---------- THE INPUT ----------

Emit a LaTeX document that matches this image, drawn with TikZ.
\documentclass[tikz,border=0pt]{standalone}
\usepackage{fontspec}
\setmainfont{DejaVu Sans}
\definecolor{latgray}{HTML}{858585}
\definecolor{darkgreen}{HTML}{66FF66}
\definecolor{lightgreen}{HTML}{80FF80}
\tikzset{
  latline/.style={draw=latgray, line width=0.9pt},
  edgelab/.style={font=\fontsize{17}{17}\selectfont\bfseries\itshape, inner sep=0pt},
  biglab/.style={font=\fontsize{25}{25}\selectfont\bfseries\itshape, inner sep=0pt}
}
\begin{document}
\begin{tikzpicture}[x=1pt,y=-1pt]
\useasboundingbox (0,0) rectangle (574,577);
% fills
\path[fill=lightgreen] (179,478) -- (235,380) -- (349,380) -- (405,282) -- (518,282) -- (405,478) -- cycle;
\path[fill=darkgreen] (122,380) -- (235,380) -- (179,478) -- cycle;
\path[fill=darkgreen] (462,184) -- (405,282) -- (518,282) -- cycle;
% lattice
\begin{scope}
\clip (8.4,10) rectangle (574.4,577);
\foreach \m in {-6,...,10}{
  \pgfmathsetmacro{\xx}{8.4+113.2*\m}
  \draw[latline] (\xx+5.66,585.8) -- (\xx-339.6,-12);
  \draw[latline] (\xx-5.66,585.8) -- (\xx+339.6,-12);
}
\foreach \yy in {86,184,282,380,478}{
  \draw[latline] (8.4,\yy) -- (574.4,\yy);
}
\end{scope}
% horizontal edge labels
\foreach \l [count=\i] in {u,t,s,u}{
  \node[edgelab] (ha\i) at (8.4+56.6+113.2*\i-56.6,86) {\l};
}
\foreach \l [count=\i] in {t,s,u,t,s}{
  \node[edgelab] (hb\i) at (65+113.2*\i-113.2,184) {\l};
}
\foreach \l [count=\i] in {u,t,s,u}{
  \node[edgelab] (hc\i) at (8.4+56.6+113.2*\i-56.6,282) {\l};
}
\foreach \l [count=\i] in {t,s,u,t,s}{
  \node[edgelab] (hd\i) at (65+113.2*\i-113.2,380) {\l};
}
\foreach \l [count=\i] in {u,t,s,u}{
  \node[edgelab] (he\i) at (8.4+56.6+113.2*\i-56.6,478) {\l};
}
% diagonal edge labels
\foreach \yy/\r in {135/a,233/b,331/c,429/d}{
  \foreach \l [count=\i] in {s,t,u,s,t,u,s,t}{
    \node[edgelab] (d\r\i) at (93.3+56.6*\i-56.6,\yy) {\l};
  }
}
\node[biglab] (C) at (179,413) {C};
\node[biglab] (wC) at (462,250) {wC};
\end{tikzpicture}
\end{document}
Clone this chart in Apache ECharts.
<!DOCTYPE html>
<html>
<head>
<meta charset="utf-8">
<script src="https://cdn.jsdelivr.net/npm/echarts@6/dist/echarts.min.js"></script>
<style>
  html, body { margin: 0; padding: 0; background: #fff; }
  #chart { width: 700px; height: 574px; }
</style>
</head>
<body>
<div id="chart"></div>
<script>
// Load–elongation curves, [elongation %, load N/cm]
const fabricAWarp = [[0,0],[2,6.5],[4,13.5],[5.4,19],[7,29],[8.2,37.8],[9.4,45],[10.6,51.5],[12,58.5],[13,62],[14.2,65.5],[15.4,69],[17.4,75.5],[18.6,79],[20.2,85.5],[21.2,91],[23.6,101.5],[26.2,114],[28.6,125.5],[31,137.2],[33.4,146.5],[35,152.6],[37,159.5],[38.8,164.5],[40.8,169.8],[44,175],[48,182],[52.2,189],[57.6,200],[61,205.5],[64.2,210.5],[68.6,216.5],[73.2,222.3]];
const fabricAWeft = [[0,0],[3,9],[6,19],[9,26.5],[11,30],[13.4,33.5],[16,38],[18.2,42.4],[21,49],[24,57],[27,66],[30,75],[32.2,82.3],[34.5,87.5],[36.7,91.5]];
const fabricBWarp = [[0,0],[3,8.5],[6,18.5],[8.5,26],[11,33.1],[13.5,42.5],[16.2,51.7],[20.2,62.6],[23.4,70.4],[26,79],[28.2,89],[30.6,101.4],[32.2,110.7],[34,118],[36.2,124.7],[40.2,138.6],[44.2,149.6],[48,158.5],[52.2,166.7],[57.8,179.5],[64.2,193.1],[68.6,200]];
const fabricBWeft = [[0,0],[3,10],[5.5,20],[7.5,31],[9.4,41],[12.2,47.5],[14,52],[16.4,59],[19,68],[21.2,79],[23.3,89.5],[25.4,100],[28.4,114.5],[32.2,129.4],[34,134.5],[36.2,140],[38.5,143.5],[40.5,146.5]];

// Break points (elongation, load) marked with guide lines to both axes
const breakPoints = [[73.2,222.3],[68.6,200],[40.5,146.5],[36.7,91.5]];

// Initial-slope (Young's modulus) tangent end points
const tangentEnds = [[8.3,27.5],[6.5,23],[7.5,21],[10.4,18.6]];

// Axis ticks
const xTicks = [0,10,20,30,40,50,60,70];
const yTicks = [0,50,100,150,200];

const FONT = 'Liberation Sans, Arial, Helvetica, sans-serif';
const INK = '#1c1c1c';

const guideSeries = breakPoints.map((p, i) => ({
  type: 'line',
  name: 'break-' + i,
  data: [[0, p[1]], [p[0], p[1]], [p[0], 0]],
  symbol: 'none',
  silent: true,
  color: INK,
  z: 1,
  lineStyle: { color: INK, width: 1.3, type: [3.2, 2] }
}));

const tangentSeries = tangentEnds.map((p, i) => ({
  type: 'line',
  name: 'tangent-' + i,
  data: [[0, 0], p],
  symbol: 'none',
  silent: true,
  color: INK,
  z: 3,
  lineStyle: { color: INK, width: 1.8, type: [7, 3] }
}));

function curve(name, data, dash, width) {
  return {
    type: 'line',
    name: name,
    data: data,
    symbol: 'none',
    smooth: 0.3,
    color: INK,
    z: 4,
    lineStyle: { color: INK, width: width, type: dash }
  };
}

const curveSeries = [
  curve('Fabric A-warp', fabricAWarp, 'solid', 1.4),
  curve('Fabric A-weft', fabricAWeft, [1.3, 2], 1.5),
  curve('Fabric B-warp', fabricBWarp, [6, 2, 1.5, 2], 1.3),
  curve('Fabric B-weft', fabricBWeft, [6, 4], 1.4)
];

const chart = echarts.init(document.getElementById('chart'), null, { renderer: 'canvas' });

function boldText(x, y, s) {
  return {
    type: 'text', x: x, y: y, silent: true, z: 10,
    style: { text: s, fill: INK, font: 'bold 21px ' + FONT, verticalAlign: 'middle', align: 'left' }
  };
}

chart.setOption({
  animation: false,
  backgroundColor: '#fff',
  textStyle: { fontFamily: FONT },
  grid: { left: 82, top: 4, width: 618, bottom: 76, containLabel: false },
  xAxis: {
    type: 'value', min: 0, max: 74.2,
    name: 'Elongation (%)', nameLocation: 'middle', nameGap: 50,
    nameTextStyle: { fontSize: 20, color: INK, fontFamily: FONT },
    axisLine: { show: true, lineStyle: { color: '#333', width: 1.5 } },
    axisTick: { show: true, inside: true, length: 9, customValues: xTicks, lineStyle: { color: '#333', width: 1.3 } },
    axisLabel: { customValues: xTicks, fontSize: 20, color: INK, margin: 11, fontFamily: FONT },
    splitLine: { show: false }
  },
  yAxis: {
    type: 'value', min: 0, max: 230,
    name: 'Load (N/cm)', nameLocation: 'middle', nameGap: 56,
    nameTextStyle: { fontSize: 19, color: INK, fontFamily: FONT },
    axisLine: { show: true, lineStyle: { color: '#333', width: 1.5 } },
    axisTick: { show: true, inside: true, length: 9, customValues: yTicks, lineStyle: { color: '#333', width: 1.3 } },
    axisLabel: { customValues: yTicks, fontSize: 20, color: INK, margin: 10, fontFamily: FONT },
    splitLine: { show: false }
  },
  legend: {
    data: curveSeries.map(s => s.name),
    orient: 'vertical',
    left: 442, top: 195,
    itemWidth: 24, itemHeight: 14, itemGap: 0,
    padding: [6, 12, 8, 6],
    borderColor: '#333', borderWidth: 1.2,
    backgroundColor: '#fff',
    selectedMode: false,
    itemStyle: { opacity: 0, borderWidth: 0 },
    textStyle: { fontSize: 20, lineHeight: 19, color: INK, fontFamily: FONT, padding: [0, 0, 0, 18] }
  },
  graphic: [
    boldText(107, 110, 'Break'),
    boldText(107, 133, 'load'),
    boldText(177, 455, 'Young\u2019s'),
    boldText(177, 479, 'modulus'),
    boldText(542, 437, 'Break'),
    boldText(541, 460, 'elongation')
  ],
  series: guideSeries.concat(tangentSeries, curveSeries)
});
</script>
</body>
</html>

----------

> [DESCRIPTION OF THE TASK]
Which lines hold the word "with"? Copy each of them from the records.

> [RESPONSE TO THIS TASK]
Emit a LaTeX document that matches this image, drawn with TikZ.
// Break points (elongation, load) marked with guide lines to both axes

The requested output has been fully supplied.